During Operation Iraqi Freedom, the master switches on the generator sets began to fail, and I developed a set of instructions on how to “hot wire” the set using other switches on the set and emailed it out as an immediate solution, as well as determined the root cause and found a solution by simulating the failure, applying various fixes and testing their performance.

TQGs are the primary source of power for systems such as PATRIOT and Hawk Missile systems, refrigerated containers, forward repair systems, and Counter Rocket, Artillery, and Mortar (C-RAM), and I provided technical expertise to ensure their systems would interface and operate correctly with TQG sets. For Hawk, I incorporated their power distribution module in the 60 kW TQG set.

I developed a test kit to resolve the generator-shutdown failure issue on the PATRIOT 15 kW TQG missile launcher system and provided training for the operation of the TQGs when mounted on the C-RAM and made recommendations for location and interface.

I introduced digital controls into the military generator sets, developing the performance requirements and guidelines describing operation of the digital control system. In addition to meeting the performance characteristics, I recognized a standardization opportunity by requiring all four of the configurations affected to use the same control system, thus reducing the logistics burden. I also recognized the opportunity to incorporate various diagnostics principles and incorporated them into the design. The final design, which was type-classified standard and materiel-released, incorporated plug-and-play line replaceable units, display warnings for protective devices and diagnostic LEDs to reduce maintenance and logistics costs. This reduced of control box components by half.

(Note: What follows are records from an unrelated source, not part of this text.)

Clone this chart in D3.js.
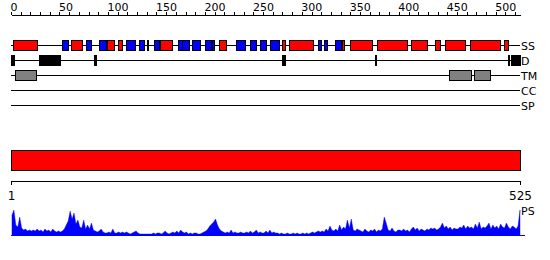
<!DOCTYPE html>
<html>
<head>
<meta charset="utf-8">
<script src="https://cdn.jsdelivr.net/npm/d3@7"></script>
<style>
  html, body { margin: 0; padding: 0; background: #fff; }
  svg { display: block; font-family: "DejaVu Sans", sans-serif; }
</style>
</head>
<body>
<svg id="chart" width="550" height="260"></svg>
<script>
// Protein feature overview: secondary structure, disorder, TM, CC, SP, plus PS profile.

const SEQ_LENGTH = 525;
const TRACKS = ["SS", "D", "TM", "CC", "SP"];

// secondary structure: [start, end, type] (H = helix, E = strand)
const SS_SEGMENTS = [
  [2, 27, "H"], [53, 59, "E"], [62, 73, "H"], [77, 83, "E"], [91, 98, "E"],
  [99, 106, "H"], [110, 115, "H"], [119, 128, "E"], [132, 137, "E"], [140, 141, "H"],
  [148, 153, "E"], [154, 166, "H"], [172, 176, "E"], [176, 184, "E"], [187, 195, "E"],
  [200, 206, "E"], [207, 209, "E"], [215, 222, "H"], [232, 241, "E"], [247, 253, "E"],
  [257, 263, "E"], [267, 276, "E"], [280, 283, "H"], [287, 312, "H"], [317, 320, "E"],
  [323, 326, "E"], [334, 340, "E"], [341, 343, "H"], [350, 372, "H"], [378, 408, "H"],
  [413, 429, "H"], [437, 443, "H"], [448, 468, "H"], [473, 504, "H"], [508, 513, "H"]
];

// disordered regions
const DISORDER = [[0, 3], [29, 51], [86, 88], [280, 283], [375, 376], [513, 514], [516, 525]];

// transmembrane segments
const TM_SEGMENTS = [[4, 26], [452, 474], [478, 494]];

const CC_SEGMENTS = [];
const SP_SEGMENTS = [];

// PS profile, one value every 2 residues (1, 3, 5, ... 525)
const PS_RESIDUES = d3.range(1, 526, 2);
const PS_VALUES = [
  20, 25, 10, 8, 18, 7, 5, 6, 4, 5,
  4, 5, 4, 6, 4, 5, 3, 6, 4, 5,
  3, 6, 4, 3, 4, 3, 4, 6, 10, 14,
  24, 16, 22, 11, 15, 8, 7, 15, 6, 10,
  6, 12, 5, 4, 3, 4, 6, 3, 2, 2,
  3, 2, 6, 2, 2, 3, 2, 3, 2, 3,
  2, 1, 2, 3, 4, 2, 1, 1, 1, 1,
  1, 1, 1, 2, 1, 2, 2, 1, 2, 4,
  2, 1, 2, 3, 2, 4, 2, 5, 3, 2,
  3, 1, 2, 1, 2, 2, 1, 1, 2, 3,
  4, 6, 9, 11, 13, 16, 10, 6, 4, 3,
  2, 3, 2, 5, 2, 3, 2, 2, 3, 2,
  2, 3, 2, 4, 2, 3, 5, 2, 3, 2,
  2, 4, 2, 5, 2, 3, 2, 2, 1, 2,
  1, 1, 2, 1, 1, 2, 1, 2, 1, 1,
  2, 1, 2, 1, 2, 3, 2, 3, 4, 3,
  4, 3, 6, 4, 9, 5, 4, 6, 4, 10,
  5, 8, 6, 15, 7, 16, 5, 4, 6, 5,
  4, 3, 6, 4, 3, 5, 4, 6, 3, 5,
  4, 6, 18, 12, 5, 4, 7, 4, 3, 5,
  5, 4, 6, 4, 5, 3, 6, 8, 5, 7,
  4, 6, 5, 4, 6, 5, 7, 6, 7, 5,
  6, 8, 12, 7, 9, 6, 8, 5, 7, 6,
  6, 8, 7, 10, 6, 9, 7, 8, 6, 11,
  7, 13, 6, 8, 7, 9, 12, 6, 10, 7,
  9, 6, 11, 8, 7, 12, 8, 6, 9, 8,
  6, 9, 25
];

const svg = d3.select("#chart");

const x = d3.scaleLinear().domain([0, SEQ_LENGTH]).range([11, 520]);
const rowY = d3.scalePoint().domain(TRACKS).range([45, 105]);
const BOX_H = 10;

const COLORS = { H: "#ff0000", E: "#0000ff", D: "#000000", TM: "#808080" };

// top ruler
const topAxis = d3.axisTop(x)
  .tickValues(d3.range(0, 521, 10))
  .tickSize(3)
  .tickSizeOuter(0)
  .tickFormat(d => d % 50 === 0 ? d : "");

const axisG = svg.append("g")
  .attr("transform", "translate(0,15)")
  .call(topAxis);
axisG.select(".domain").attr("stroke", "#000").attr("shape-rendering", "crispEdges");
axisG.selectAll(".tick line").attr("stroke", "#000").attr("shape-rendering", "crispEdges");
axisG.selectAll(".tick text")
  .attr("text-anchor", "start")
  .attr("x", -1)
  .attr("y", -4.5)
  .attr("dy", 0)
  .attr("font-family", "DejaVu Sans")
  .attr("font-size", 11)
  .attr("fill", "#000");

// track baselines + labels
const tracks = svg.append("g");
tracks.selectAll("line")
  .data(TRACKS)
  .join("line")
  .attr("x1", x(0)).attr("x2", x(SEQ_LENGTH))
  .attr("y1", d => rowY(d) + 0.5).attr("y2", d => rowY(d) + 0.5)
  .attr("stroke", "#000")
  .attr("shape-rendering", "crispEdges");

tracks.selectAll("text")
  .data(TRACKS)
  .join("text")
  .attr("x", x(SEQ_LENGTH) + 1)
  .attr("y", d => rowY(d) + 4.5)
  .attr("font-size", 11)
  .attr("fill", "#000")
  .text(d => d);

function drawBoxes(data, track, fill) {
  svg.append("g").selectAll("rect")
    .data(data)
    .join("rect")
    .attr("x", d => Math.round(x(d[0])) + 0.5)
    .attr("width", d => Math.max(1, Math.round(x(d[1])) - Math.round(x(d[0]))))
    .attr("y", rowY(track) - BOX_H / 2 + 0.5)
    .attr("height", BOX_H)
    .attr("fill", fill)
    .attr("stroke", "#000")
    .attr("stroke-width", 1);
}

drawBoxes(SS_SEGMENTS, "SS", d => COLORS[d[2]]);
drawBoxes(DISORDER, "D", COLORS.D);
drawBoxes(TM_SEGMENTS, "TM", COLORS.TM);
drawBoxes(CC_SEGMENTS, "CC", "#00aa00");
drawBoxes(SP_SEGMENTS, "SP", "#ffaa00");

// full-length domain bar
svg.append("rect")
  .attr("x", x(0) + 0.5)
  .attr("y", 150.5)
  .attr("width", x(SEQ_LENGTH) - x(0))
  .attr("height", 20)
  .attr("fill", "#ff0000")
  .attr("stroke", "#000");

// bottom ruler with start/end labels
const bottomAxis = d3.axisBottom(x)
  .tickValues([0, SEQ_LENGTH])
  .tickSize(4)
  .tickSizeOuter(0)
  .tickFormat(d => d === 0 ? "1" : String(SEQ_LENGTH));

const bAxis = svg.append("g")
  .attr("transform", "translate(0,180.5)")
  .call(bottomAxis);
bAxis.select(".domain").attr("stroke", "#000").attr("shape-rendering", "crispEdges");
bAxis.selectAll(".tick line").attr("stroke", "#000").attr("shape-rendering", "crispEdges");
bAxis.selectAll(".tick text")
  .attr("y", 19)
  .attr("dy", 0)
  .attr("font-family", "DejaVu Sans")
  .attr("font-size", 12)
  .attr("fill", "#000");

// PS profile
const psY = d3.scaleLinear().domain([0, 25]).range([235, 210]);
const n = Math.min(PS_RESIDUES.length, PS_VALUES.length);
const psData = d3.range(n).map(i => [PS_RESIDUES[i], PS_VALUES[i]]);

svg.append("path")
  .datum(psData)
  .attr("fill", "#0000ff")
  .attr("stroke", "#0000ff")
  .attr("stroke-width", 0.4)
  .attr("d", d3.area().x(d => x(d[0])).y0(psY(0)).y1(d => psY(d[1])));

svg.append("line")
  .attr("x1", x(0)).attr("x2", x(SEQ_LENGTH) + 5)
  .attr("y1", psY(0) + 0.5).attr("y2", psY(0) + 0.5)
  .attr("stroke", "#0000ff")
  .attr("shape-rendering", "crispEdges");

svg.append("text")
  .attr("x", x(SEQ_LENGTH) + 1)
  .attr("y", 215)
  .attr("font-size", 11)
  .attr("fill", "#000")
  .text("PS");
</script>
</body>
</html>
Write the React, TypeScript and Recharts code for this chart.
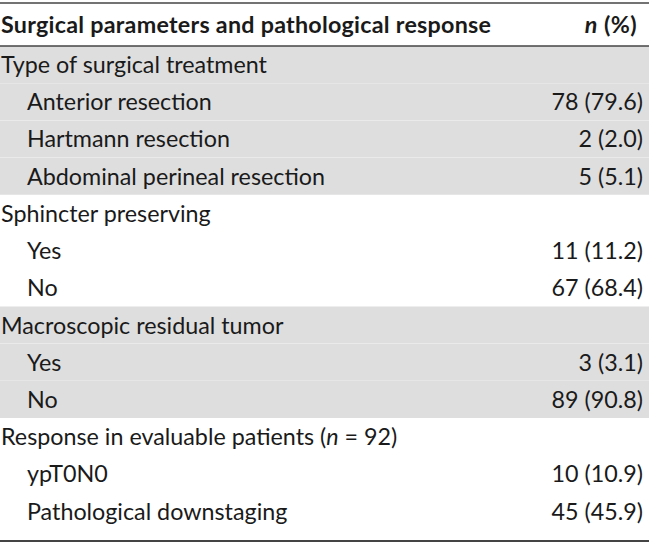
import { BarChart, Bar, XAxis, YAxis, Cell, LabelList } from 'recharts';

const headerLabel = 'Surgical parameters and pathological response';
const headerValue = 'n (%)';

const rowLabels = [
  'Type of surgical treatment',
  'Anterior resection',
  'Hartmann resection',
  'Abdominal perineal resection',
  'Sphincter preserving',
  'Yes',
  'No',
  'Macroscopic residual tumor',
  'Yes',
  'No',
  'Response in evaluable patients (n = 92)',
  'ypT0N0',
  'Pathological downstaging',
];
const rowCounts = [null, 78, 2, 5, null, 11, 67, null, 3, 89, null, 10, 45];
const rowPercents = [null, 79.6, 2.0, 5.1, null, 11.2, 68.4, null, 3.1, 90.8, null, 10.9, 45.9];
const rowGroups = [0, 0, 0, 0, 1, 1, 1, 2, 2, 2, 3, 3, 3];
const shadedGroups = [0, 2];

const FONT = 'Lato, "Open Sans", sans-serif';
const SIZE = 23.3;
const INK = '#1a1a1a';

const rows = rowLabels.map((label, i) => ({
  key: `r${i}`,
  label,
  value: rowCounts[i] == null ? '' : `${rowCounts[i]} (${(rowPercents[i] as number).toFixed(1)})`,
  isGroup: rowCounts[i] == null,
  shaded: shadedGroups.includes(rowGroups[i]),
  span: 1,
}));

// italic "n" like the journal style
function withItalicN(text: string) {
  return text.split(/(\bn\b)/).map((part, i) =>
    part === 'n' ? (
      <tspan key={i} fontStyle="italic">
        n
      </tspan>
    ) : (
      <tspan key={i}>{part}</tspan>
    )
  );
}

function renderRow(props: any) {
  const vb = props.viewBox ?? props;
  const { x, y, width, height } = vb;
  const row = rows[props.index];
  if (!row) return null;
  const cy = y + height / 2;
  return (
    <g>
      <text x={x + (row.isGroup ? 1 : 27)} y={cy} dy="0.36em" fontFamily={FONT} fontSize={SIZE} fill={INK}>
        {withItalicN(row.label)}
      </text>
      {row.value && (
        <text x={x + width - 6} y={cy} dy="0.36em" textAnchor="end" fontFamily={FONT} fontSize={SIZE} fill={INK}>
          {row.value}
        </text>
      )}
    </g>
  );
}

function renderHeader(props: any) {
  const { x, y, width, height } = props.viewBox;
  const cy = y + height / 2;
  return (
    <g>
      <line x1={x} x2={x + width} y1={y} y2={y} stroke="#444" strokeWidth={1.5} />
      <text
        x={x + 1}
        y={cy}
        dy="0.36em"
        fontFamily={FONT}
        fontSize={SIZE}
        fontWeight={700}
        letterSpacing={0.25}
        fill={INK}
      >
        {headerLabel}
      </text>
      <text
        x={x + width - 12}
        y={cy}
        dy="0.36em"
        textAnchor="end"
        fontFamily={FONT}
        fontSize={SIZE}
        fontWeight={700}
        letterSpacing={0.4}
        fill={INK}
      >
        {withItalicN(headerValue)}
      </text>
    </g>
  );
}

export default function App() {
  return (
    <div style={{ position: 'absolute', left: 0, top: 0, background: '#fff' }}>
      <BarChart
        layout="vertical"
        width={649}
        height={544}
        data={rows}
        margin={{ top: 3, right: 0, bottom: 0, left: 0 }}
        barCategoryGap={0}
      >
        <XAxis
          xAxisId="head"
          orientation="top"
          type="number"
          domain={[0, 1]}
          height={43}
          tick={false}
          tickLine={false}
          axisLine={{ stroke: '#444', strokeWidth: 1.5 }}
          label={renderHeader}
        />
        <XAxis
          type="number"
          domain={[0, 1]}
          height={3}
          tick={false}
          tickLine={false}
          axisLine={{ stroke: '#444', strokeWidth: 2 }}
        />
        <YAxis type="category" dataKey="key" hide padding={{ top: 0, bottom: 11 }} />
        <Bar dataKey="span" isAnimationActive={false}>
          {rows.map((r) => (
            <Cell key={r.key} fill={r.shaded ? '#dedede' : 'transparent'} />
          ))}
          <LabelList dataKey="span" content={renderRow} />
        </Bar>
      </BarChart>
    </div>
  );
}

I was the lead AMC engineer for AMMPS program as a replacement for TQGs, and led the development and co-wrote the purchase description used to procure the AMMPS generator sets, including the requirement that all configurations had to use the same control system to reduce logistics support.

I am currently providing the technical support for the LAMPS and STEP programs that are in development.

What is your greatest satisfaction in being part of the Army Acquisition Corps?

My greatest satisfaction in being part of the AAC is the ability to develop, field and provide engineering support for Army materiel, and in my case DOD materiel, to fill a capability gap with respect to power generation and distribution on the battlefield. As the lead project engineer for the 5-60 kW TQG program since 1992, I have seen my work go from a piece of paper to fielded hardware that has provided the electricity needed on the battlefields of Afghanistan, Iraq and future battlefields. As an Army Acquisition Corps member, I find satisfaction knowing that I am able to provide the warfighter with the necessary materiel to win wars.

In celebration of the silver anniversary of the Army Acquisition Corps (AAC), Access is publishing “25 for 25” — twenty-five profiles of members of the AAC across the Army Acquisition Workforce. These profiles provide unique insight into the variety and importance of the work done by the AAC every day.